Sunday, June 4, 2006, Solemnity of Pentecost

 

            Let’s turn our hearts and minds to the Holy Spirit today, on Pentecost, and continue our small series on the gifts of the Holy Spirit.

            A bit of context. We have already discussed what is a gift of the Holy Spirit. They are permanent qualities of the soul, we said earlier, that make a soul more obedient and docile to the Holy Spirit who acts in us. I differentiated the virtues from the gifts of the Holy Spirit, by saying this: while both lead us through the waters of life to the shore of salvation, the virtues are like oars, which we need to work with toil and sweat, whereas the gifts are like sails, which the Holy Spirit fills up, making us speed towards spiritual perfection on God’s strength rather than our own.

            Previous articles addressed the gifts of Fear of the Lord, Wisdom, Knowledge and Understanding, all of which build the virtues of faith, hope and charity. Now let’s look at the marvelous and beautiful gift of Fortitude, which builds the virtue of the same name.
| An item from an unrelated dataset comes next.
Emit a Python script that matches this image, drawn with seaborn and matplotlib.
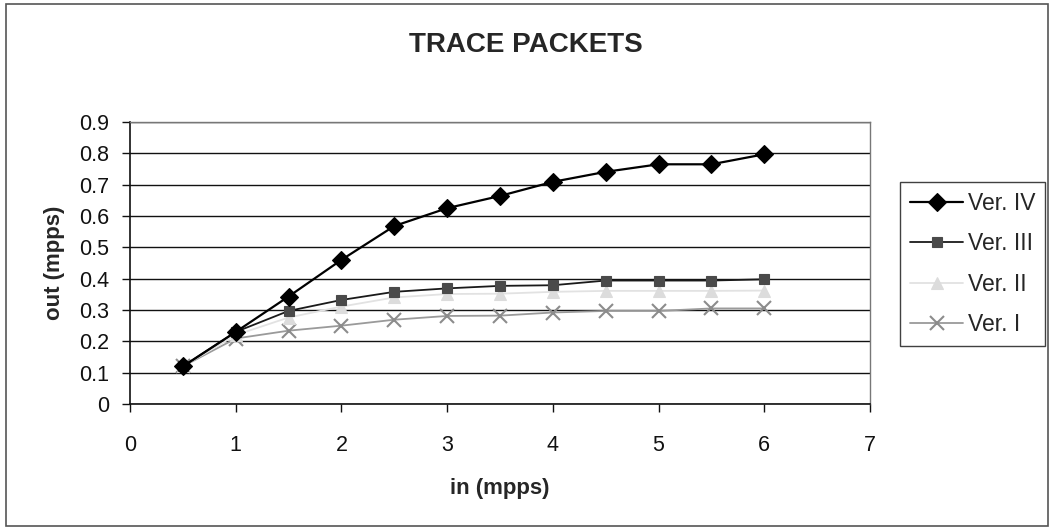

            What is the Gift of Fortitude? Fortitude brings a certain firmness of soul to do good things and to endure bad things. We differentiate the virtue of fortitude which all men, male or female, can obtain, from the Holy Spirit’s infused gift of fortitude. By the virtue, one does not fail to do what is good in spite of difficulty, of any arduous deed or any of evil that would need be endured. The gift of the Holy Spirit moves one’s soul to achieve the end or goal of every work started, and to avoid whatever peril. It pertains not to easy things, but “arduous” ones, ones that are not easy. Fortitude, furthermore, overcomes all fear.

            Examples. This gift is most easily seen in the lives of the saints and martyrs: it is not by mere human virtue that they lived such exemplary lives, nor died for their Lord. Rather, the achieved heaven, the real goal of their lives, not falling into any impediment to getting there.
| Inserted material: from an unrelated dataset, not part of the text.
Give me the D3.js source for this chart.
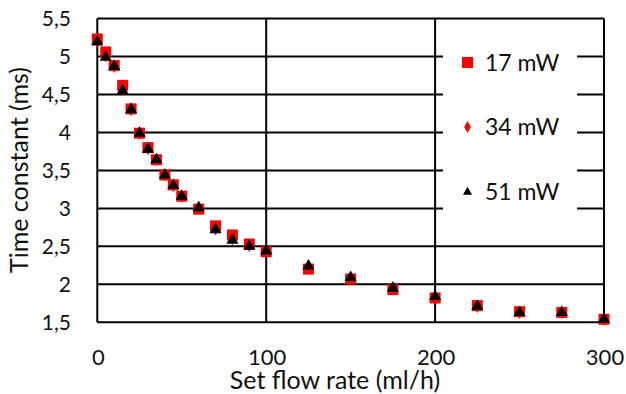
<!DOCTYPE html>
<html>
<head>
<meta charset="utf-8">
<script src="https://cdn.jsdelivr.net/npm/d3@7"></script>
<style>
  body { margin: 0; background: #fff; }
  text { font-family: Lato, 'Open Sans', sans-serif; fill: #111; }
</style>
</head>
<body>
<div id="chart"></div>
<script>
// flow rates (ml/h)
const flow = [0, 5, 10, 15, 20, 25, 30, 35, 40, 45, 50, 60, 70, 80, 90, 100, 125, 150, 175, 200, 225, 250, 275, 300];
// time constants (ms) per laser power
const tau17 = [5.23, 5.06, 4.88, 4.62, 4.31, 3.99, 3.80, 3.64, 3.44, 3.31, 3.16, 2.99, 2.77, 2.65, 2.53, 2.43, 2.20, 2.07, 1.93, 1.82, 1.72, 1.64, 1.63, 1.54];
const tau34 = [5.20, 5.01, 4.87, 4.57, 4.30, 3.99, 3.79, 3.64, 3.44, 3.30, 3.16, 3.00, 2.73, 2.60, 2.51, 2.44, 2.23, 2.08, 1.94, 1.83, 1.71, 1.63, 1.63, 1.54];
const tau51 = [5.19, 4.99, 4.87, 4.55, 4.30, 3.99, 3.78, 3.64, 3.44, 3.30, 3.16, 3.01, 2.72, 2.58, 2.50, 2.44, 2.24, 2.09, 1.95, 1.84, 1.71, 1.63, 1.63, 1.54];
const xTicks = [0, 100, 200, 300];
const yTicks = [1.5, 2, 2.5, 3, 3.5, 4, 4.5, 5, 5.5];
const seriesNames = ['17 mW', '34 mW', '51 mW'];

const width = 626, height = 394;
const margin = { top: 18.5, right: 22, bottom: 71.7, left: 97.3 };

const svg = d3.select('#chart')
    .append('svg')
    .attr('width', width)
    .attr('height', height);

const x = d3.scaleLinear().domain([0, 300]).range([margin.left, width - margin.right]);
const y = d3.scaleLinear().domain([1.5, 5.5]).range([height - margin.bottom, margin.top]);

const fmt = d => String(d).replace('.', ',');

// horizontal gridlines
svg.append('g')
    .selectAll('line')
    .data(yTicks)
    .enter()
    .append('line')
    .attr('x1', x(0)).attr('x2', x(300))
    .attr('y1', d => y(d)).attr('y2', d => y(d))
    .style('stroke', '#000')
    .style('stroke-width', 2);

// vertical gridlines
svg.append('g')
    .selectAll('line')
    .data(xTicks)
    .enter()
    .append('line')
    .attr('x1', d => x(d)).attr('x2', d => x(d))
    .attr('y1', y(1.5)).attr('y2', y(5.5))
    .style('stroke', '#000')
    .style('stroke-width', 2);

// tick labels
svg.append('g')
    .selectAll('text')
    .data(yTicks)
    .enter()
    .append('text')
    .attr('x', 71)
    .attr('y', d => y(d))
    .attr('dy', '0.35em')
    .attr('text-anchor', 'end')
    .attr('font-size', '21px')
    .text(fmt);

svg.append('g')
    .selectAll('text')
    .data(xTicks)
    .enter()
    .append('text')
    .attr('x', d => x(d) + 1)
    .attr('y', 365)
    .attr('text-anchor', 'middle')
    .attr('font-size', '22px')
    .text(d => d);

// axis titles
svg.append('text')
    .attr('x', 335)
    .attr('y', 389)
    .attr('text-anchor', 'middle')
    .attr('font-size', '25px')
    .text('Set flow rate (ml/h)');

svg.append('text')
    .attr('transform', 'translate(28,170) rotate(-90)')
    .attr('text-anchor', 'middle')
    .attr('font-size', '25px')
    .text('Time constant (ms)');

// legend box hides the grid behind it
svg.append('rect')
    .attr('x', 443).attr('y', 32)
    .attr('width', 134).attr('height', 192)
    .style('fill', '#fff');

// marker shapes
const square = d3.symbol().type(d3.symbolSquare).size(121);
const diamond = d3.symbol().type(d3.symbolDiamond).size(50);
const triangle = d3.symbol().type(d3.symbolTriangle).size(64);
const shapes = [
    { gen: square, color: '#ff0000', vals: tau17 },
    { gen: diamond, color: '#ff0000', vals: tau34 },
    { gen: triangle, color: '#000000', vals: tau51 }
];

shapes.forEach(function (s) {
    svg.append('g')
        .selectAll('path')
        .data(flow)
        .enter()
        .append('path')
        .attr('d', s.gen)
        .attr('transform', (d, i) => 'translate(' + x(d) + ',' + y(s.vals[i]) + ')')
        .style('fill', s.color);
});

// legend entries (smaller glyphs for diamond and triangle, like the original)
const legendY = [62.5, 127, 192];
const legendShapes = [square, d3.symbol().type(d3.symbolDiamond).size(40), d3.symbol().type(d3.symbolTriangle).size(36)];
shapes.forEach(function (s, i) {
    svg.append('path')
        .attr('d', legendShapes[i])
        .attr('transform', 'translate(467.5,' + legendY[i] + ')')
        .style('fill', s.color);
    svg.append('text')
        .attr('x', 485)
        .attr('y', legendY[i])
        .attr('dy', '0.36em')
        .attr('font-size', '23px')
        .text(seriesNames[i]);
});
</script>
</body>
</html>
            Jesus Christ, of course, showed supreme fortitude when he was to take on the sins of the world. We see it when, in the Garden of Gethsemane, even after he experienced human fear before the prospects of suffering all the suffering of the whole world, he embraced the Father’s will. And when the soldiers came to take him away, and said they were looking for Jesus of Nazareth, he boldly proclaimed, “I am he.” He was attaining his difficult or arduous goal, of redeeming sinful man; he overcame fear; it was not easy; he endured great physical evil (pain, moral suffering and death).

            Another great example of fortitude is St. Maximilian Kolbe. In a Nazi prison camp in World War II, when he saw a Jewish man break down in anguish when the guards chose him to be killed, St. Maximilian stepped forward and basically said, “Take me instead.” They starved him to death with a handful of other men. St. Maximilian showed courage; he died for love of his neighbor; he endured great suffering; he fulfilled his goal in life, that proper to a priest: the salvation of souls; and he did a difficult thing with a certain divine “ease” that proves the motion of the Holy Spirit within him.

            How to cultivate the gift of fortitude. The first and most important way is to ask the Holy Spirit for this gift, as for each of the other six. Ask, and you shall receive. Then when God gives the gift, we need to use our freedom to collaborate with it. Both St. Augustine (On the Sermon on the Mount, 1, 4) and St. Thomas Aquinas (Summa Theologiae II-II, 139, 2) say that when one hungers and thirsts for justice, he is living out this gift of the Holy Spirit.

            Let us remember that to hunger and thirst for justice is not the equivalent of social activism; in some cases, it might even be the opposite! Justice is what St. Paul discussed: holiness of life, which consists in the love of God above all things, and the love of neighbor as oneself.

            If justice is giving each man his due, let us give God and neighbor their due: our love. And striving to do this will enable us to cultivate both the human virtue of fortitude, and fortitude as a gift of the Holy Spirit.